Excerpt from a dataset
Begin

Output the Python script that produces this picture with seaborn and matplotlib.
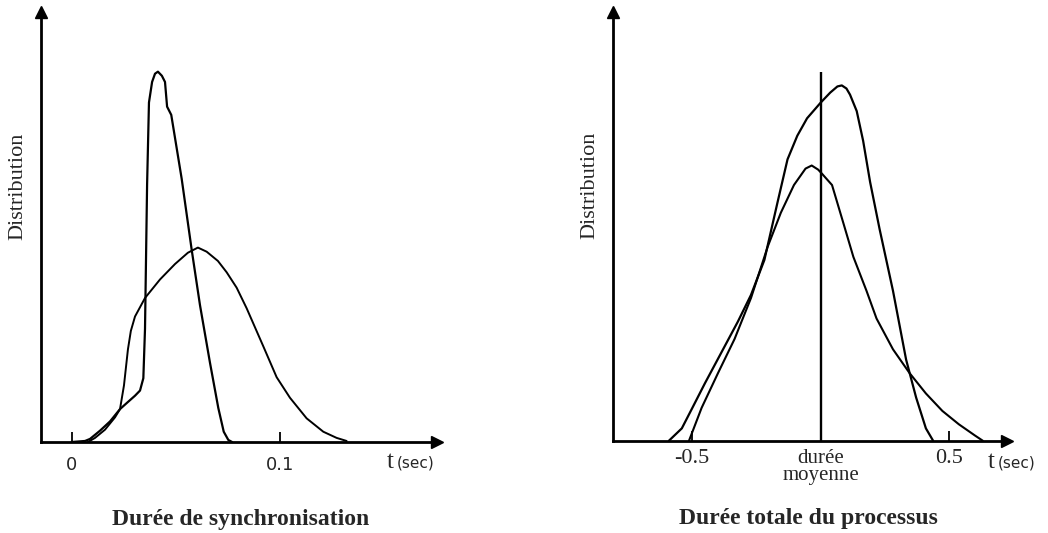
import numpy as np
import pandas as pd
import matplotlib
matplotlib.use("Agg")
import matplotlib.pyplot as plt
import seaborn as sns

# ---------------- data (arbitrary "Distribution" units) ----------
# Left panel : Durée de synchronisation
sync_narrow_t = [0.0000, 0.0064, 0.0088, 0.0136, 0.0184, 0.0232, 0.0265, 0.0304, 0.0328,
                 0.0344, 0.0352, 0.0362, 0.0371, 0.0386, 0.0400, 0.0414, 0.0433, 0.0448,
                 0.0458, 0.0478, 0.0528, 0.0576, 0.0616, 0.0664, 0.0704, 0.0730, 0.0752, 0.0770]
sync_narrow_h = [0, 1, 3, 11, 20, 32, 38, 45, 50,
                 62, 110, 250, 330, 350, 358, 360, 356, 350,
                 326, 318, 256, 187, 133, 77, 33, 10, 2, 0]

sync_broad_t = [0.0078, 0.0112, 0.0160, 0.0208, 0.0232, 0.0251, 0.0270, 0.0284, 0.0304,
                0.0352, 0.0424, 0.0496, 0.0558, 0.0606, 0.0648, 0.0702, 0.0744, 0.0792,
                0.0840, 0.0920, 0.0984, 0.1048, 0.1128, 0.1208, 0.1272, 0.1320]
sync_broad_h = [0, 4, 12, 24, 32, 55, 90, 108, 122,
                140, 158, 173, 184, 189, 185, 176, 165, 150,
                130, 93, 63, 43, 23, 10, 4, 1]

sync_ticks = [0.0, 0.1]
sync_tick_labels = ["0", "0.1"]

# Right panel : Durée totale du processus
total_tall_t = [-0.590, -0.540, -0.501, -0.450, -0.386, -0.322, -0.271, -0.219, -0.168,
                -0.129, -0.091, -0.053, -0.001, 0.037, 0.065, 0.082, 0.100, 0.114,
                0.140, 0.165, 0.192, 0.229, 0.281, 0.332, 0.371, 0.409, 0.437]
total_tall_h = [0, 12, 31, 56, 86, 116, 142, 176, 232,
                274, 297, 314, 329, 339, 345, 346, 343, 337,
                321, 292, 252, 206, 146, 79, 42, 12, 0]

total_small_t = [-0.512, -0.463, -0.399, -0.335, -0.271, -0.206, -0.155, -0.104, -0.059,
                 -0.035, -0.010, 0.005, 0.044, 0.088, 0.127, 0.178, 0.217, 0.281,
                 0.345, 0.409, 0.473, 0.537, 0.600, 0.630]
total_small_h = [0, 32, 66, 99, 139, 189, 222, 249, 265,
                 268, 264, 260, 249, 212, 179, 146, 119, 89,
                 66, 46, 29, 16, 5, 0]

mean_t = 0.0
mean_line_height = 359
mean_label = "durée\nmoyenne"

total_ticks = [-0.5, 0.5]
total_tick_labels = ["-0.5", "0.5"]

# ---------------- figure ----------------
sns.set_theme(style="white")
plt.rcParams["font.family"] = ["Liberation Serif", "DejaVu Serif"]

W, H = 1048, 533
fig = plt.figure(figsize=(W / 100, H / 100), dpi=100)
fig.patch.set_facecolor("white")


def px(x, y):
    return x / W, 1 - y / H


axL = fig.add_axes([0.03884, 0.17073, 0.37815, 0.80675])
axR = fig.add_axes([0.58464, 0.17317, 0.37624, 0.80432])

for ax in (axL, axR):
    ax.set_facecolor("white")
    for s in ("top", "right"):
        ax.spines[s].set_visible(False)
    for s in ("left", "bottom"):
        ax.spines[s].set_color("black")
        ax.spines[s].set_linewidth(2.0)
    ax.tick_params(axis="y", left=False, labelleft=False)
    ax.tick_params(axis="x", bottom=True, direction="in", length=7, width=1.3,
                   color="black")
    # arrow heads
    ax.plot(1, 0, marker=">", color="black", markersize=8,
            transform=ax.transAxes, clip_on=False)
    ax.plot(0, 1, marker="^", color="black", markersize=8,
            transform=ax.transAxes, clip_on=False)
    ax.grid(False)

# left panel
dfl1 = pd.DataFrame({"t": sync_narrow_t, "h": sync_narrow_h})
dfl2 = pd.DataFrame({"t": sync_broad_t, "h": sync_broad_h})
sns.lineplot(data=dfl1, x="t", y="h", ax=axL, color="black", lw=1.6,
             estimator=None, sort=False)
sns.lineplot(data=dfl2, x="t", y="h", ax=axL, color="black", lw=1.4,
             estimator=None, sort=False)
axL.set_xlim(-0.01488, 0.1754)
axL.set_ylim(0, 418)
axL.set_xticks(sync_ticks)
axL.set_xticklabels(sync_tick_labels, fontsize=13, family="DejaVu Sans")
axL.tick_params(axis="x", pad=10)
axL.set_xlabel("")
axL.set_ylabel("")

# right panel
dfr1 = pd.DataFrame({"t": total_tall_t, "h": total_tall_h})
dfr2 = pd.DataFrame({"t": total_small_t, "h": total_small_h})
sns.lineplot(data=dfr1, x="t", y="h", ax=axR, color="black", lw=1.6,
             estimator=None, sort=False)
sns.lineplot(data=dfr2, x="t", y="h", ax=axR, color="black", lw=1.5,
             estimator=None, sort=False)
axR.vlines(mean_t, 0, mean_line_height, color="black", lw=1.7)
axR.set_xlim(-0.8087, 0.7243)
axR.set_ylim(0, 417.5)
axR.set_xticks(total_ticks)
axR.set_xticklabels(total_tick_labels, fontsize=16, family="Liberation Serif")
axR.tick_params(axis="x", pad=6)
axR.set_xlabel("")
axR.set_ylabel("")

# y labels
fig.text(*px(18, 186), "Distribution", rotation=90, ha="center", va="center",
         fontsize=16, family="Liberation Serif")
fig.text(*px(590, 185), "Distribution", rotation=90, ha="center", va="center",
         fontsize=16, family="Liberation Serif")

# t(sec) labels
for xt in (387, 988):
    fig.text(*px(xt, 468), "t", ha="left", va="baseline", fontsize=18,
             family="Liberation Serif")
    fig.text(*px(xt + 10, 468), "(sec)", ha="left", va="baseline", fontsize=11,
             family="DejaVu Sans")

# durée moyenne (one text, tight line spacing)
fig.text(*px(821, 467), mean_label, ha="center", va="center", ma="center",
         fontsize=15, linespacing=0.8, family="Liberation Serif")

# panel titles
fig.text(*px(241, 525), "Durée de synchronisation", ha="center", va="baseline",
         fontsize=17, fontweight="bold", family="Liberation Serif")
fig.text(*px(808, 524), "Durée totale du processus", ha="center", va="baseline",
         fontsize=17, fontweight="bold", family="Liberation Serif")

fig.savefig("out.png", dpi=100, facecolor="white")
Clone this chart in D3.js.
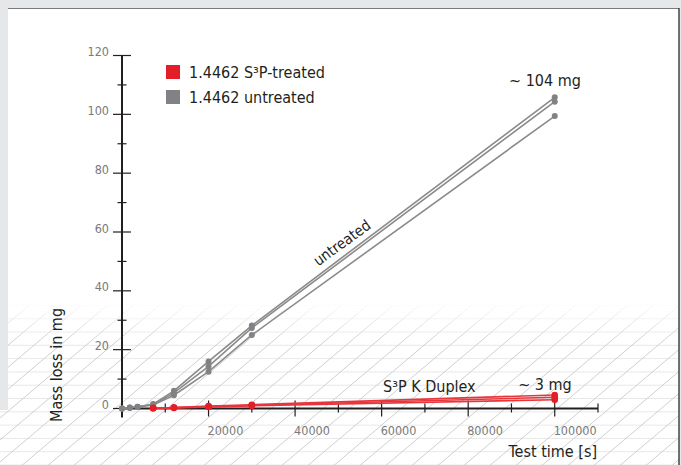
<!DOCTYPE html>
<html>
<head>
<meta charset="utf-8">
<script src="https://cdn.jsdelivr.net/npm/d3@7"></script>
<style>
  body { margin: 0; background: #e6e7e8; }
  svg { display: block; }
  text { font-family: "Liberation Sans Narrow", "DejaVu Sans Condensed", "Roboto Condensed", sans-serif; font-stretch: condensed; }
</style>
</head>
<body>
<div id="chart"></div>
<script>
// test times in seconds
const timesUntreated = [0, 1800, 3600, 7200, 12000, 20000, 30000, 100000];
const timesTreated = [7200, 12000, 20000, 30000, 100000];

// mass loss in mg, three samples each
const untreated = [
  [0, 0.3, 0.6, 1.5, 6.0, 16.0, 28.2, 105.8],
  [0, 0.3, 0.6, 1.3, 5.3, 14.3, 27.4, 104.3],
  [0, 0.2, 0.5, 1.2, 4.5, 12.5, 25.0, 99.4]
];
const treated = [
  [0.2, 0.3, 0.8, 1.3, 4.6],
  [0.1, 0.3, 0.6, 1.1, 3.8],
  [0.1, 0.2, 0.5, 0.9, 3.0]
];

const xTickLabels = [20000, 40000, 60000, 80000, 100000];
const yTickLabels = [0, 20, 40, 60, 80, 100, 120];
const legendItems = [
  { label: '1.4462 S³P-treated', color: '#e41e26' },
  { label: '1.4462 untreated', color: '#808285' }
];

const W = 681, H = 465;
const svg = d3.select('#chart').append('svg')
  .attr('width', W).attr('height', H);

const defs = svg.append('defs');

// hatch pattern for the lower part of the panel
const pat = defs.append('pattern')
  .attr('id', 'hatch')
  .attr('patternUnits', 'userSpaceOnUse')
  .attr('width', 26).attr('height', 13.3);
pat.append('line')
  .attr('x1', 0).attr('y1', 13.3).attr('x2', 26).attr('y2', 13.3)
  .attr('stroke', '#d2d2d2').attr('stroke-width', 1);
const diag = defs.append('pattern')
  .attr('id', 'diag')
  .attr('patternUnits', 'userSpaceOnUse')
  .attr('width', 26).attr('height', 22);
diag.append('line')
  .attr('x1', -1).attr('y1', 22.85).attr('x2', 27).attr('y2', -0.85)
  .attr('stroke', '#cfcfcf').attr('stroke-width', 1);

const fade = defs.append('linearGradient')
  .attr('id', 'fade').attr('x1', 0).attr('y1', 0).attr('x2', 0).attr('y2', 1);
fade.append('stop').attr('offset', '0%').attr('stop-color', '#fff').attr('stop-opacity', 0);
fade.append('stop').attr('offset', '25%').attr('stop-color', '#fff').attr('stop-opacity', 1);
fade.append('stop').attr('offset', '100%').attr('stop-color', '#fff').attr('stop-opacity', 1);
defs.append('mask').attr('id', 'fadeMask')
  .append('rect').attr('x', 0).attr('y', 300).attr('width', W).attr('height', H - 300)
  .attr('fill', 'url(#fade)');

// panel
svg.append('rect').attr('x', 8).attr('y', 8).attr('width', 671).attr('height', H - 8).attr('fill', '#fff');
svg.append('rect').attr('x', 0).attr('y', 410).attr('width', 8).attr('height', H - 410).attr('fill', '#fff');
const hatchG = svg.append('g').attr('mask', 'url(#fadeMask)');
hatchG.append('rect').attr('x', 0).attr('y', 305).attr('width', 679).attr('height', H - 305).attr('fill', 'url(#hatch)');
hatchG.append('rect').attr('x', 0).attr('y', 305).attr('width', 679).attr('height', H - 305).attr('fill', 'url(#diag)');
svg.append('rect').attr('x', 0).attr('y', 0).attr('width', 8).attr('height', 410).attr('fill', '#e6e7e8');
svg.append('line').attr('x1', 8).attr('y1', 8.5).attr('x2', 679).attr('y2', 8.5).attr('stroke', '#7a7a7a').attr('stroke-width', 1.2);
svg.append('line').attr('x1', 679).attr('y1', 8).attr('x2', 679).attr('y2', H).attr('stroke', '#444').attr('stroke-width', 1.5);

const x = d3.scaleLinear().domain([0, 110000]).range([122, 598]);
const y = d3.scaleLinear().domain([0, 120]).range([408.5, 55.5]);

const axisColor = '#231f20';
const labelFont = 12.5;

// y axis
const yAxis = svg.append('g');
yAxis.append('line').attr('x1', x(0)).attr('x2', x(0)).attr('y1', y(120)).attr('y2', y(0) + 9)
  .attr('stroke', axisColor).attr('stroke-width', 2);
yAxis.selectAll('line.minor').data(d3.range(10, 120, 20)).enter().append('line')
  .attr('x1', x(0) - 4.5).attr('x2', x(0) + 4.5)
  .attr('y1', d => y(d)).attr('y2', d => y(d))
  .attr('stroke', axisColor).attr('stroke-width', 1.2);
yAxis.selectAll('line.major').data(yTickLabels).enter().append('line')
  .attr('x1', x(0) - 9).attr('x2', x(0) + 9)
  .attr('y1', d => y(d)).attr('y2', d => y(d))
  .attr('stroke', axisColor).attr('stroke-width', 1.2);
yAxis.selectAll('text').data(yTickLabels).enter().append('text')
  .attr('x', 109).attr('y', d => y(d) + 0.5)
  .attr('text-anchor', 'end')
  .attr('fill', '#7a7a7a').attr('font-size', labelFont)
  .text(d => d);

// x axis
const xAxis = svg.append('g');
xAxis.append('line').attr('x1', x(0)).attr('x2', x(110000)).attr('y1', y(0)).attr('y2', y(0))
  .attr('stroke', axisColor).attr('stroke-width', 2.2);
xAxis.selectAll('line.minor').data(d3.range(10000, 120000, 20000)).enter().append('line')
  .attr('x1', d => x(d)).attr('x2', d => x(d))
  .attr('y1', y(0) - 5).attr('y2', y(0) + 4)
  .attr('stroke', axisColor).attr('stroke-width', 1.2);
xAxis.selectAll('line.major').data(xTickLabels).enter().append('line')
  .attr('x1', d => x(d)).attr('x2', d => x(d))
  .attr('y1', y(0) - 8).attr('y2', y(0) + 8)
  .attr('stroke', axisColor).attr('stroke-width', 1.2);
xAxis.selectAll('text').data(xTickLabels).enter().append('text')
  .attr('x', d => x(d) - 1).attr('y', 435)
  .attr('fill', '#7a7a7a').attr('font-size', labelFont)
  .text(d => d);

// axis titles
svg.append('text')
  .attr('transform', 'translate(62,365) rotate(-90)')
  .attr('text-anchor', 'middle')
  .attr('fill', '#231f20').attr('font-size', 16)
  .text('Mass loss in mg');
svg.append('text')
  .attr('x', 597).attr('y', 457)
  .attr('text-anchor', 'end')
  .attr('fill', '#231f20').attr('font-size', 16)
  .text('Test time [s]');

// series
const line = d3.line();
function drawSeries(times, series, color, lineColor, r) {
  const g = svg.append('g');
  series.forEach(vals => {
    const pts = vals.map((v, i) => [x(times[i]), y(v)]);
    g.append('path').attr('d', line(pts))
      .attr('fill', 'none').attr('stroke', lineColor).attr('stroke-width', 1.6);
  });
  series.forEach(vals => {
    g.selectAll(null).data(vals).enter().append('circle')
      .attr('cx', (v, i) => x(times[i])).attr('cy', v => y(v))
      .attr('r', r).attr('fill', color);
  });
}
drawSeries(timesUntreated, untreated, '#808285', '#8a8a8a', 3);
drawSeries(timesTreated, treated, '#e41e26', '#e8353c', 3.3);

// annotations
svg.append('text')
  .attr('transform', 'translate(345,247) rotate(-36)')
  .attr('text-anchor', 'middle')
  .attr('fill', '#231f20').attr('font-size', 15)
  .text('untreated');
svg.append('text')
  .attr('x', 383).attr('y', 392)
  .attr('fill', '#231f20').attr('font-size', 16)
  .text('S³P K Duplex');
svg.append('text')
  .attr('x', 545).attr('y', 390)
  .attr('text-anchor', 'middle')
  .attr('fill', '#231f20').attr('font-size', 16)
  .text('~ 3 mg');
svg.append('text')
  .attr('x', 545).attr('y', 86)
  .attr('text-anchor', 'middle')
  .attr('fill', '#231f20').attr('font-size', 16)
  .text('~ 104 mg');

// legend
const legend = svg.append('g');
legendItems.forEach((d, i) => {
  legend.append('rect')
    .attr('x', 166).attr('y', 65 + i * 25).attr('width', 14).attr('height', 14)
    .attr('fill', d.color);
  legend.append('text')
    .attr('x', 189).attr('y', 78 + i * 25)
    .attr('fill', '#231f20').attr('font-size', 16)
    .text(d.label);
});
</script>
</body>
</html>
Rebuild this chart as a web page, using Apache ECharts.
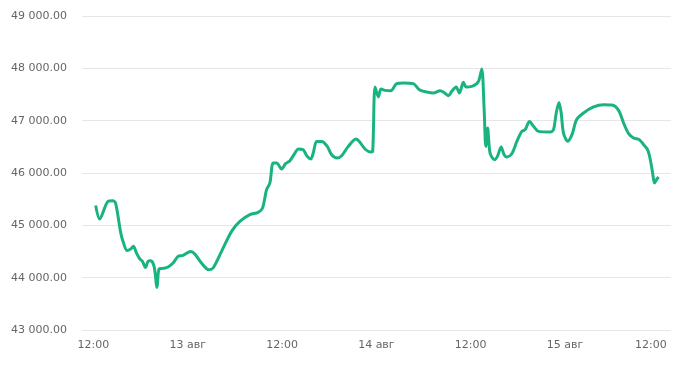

End

● Prompt
For the material above, give again only the lines starting at the line that contains "Clone this chart in D3.js." and ending at the line that contains "const defs = svg.append('defs');". Pictures do not belong in the copy.

● Written response
Clone this chart in D3.js.
<!DOCTYPE html>
<html>
<head>
<meta charset="utf-8">
<script src="https://cdn.jsdelivr.net/npm/d3@7"></script>
<style>
  body { margin: 0; background: #e6e7e8; }
  svg { display: block; }
  text { font-family: "Liberation Sans Narrow", "DejaVu Sans Condensed", "Roboto Condensed", sans-serif; font-stretch: condensed; }
</style>
</head>
<body>
<div id="chart"></div>
<script>
// test times in seconds
const timesUntreated = [0, 1800, 3600, 7200, 12000, 20000, 30000, 100000];
const timesTreated = [7200, 12000, 20000, 30000, 100000];

// mass loss in mg, three samples each
const untreated = [
  [0, 0.3, 0.6, 1.5, 6.0, 16.0, 28.2, 105.8],
  [0, 0.3, 0.6, 1.3, 5.3, 14.3, 27.4, 104.3],
  [0, 0.2, 0.5, 1.2, 4.5, 12.5, 25.0, 99.4]
];
const treated = [
  [0.2, 0.3, 0.8, 1.3, 4.6],
  [0.1, 0.3, 0.6, 1.1, 3.8],
  [0.1, 0.2, 0.5, 0.9, 3.0]
];

const xTickLabels = [20000, 40000, 60000, 80000, 100000];
const yTickLabels = [0, 20, 40, 60, 80, 100, 120];
const legendItems = [
  { label: '1.4462 S³P-treated', color: '#e41e26' },
  { label: '1.4462 untreated', color: '#808285' }
];

const W = 681, H = 465;
const svg = d3.select('#chart').append('svg')
  .attr('width', W).attr('height', H);

const defs = svg.append('defs');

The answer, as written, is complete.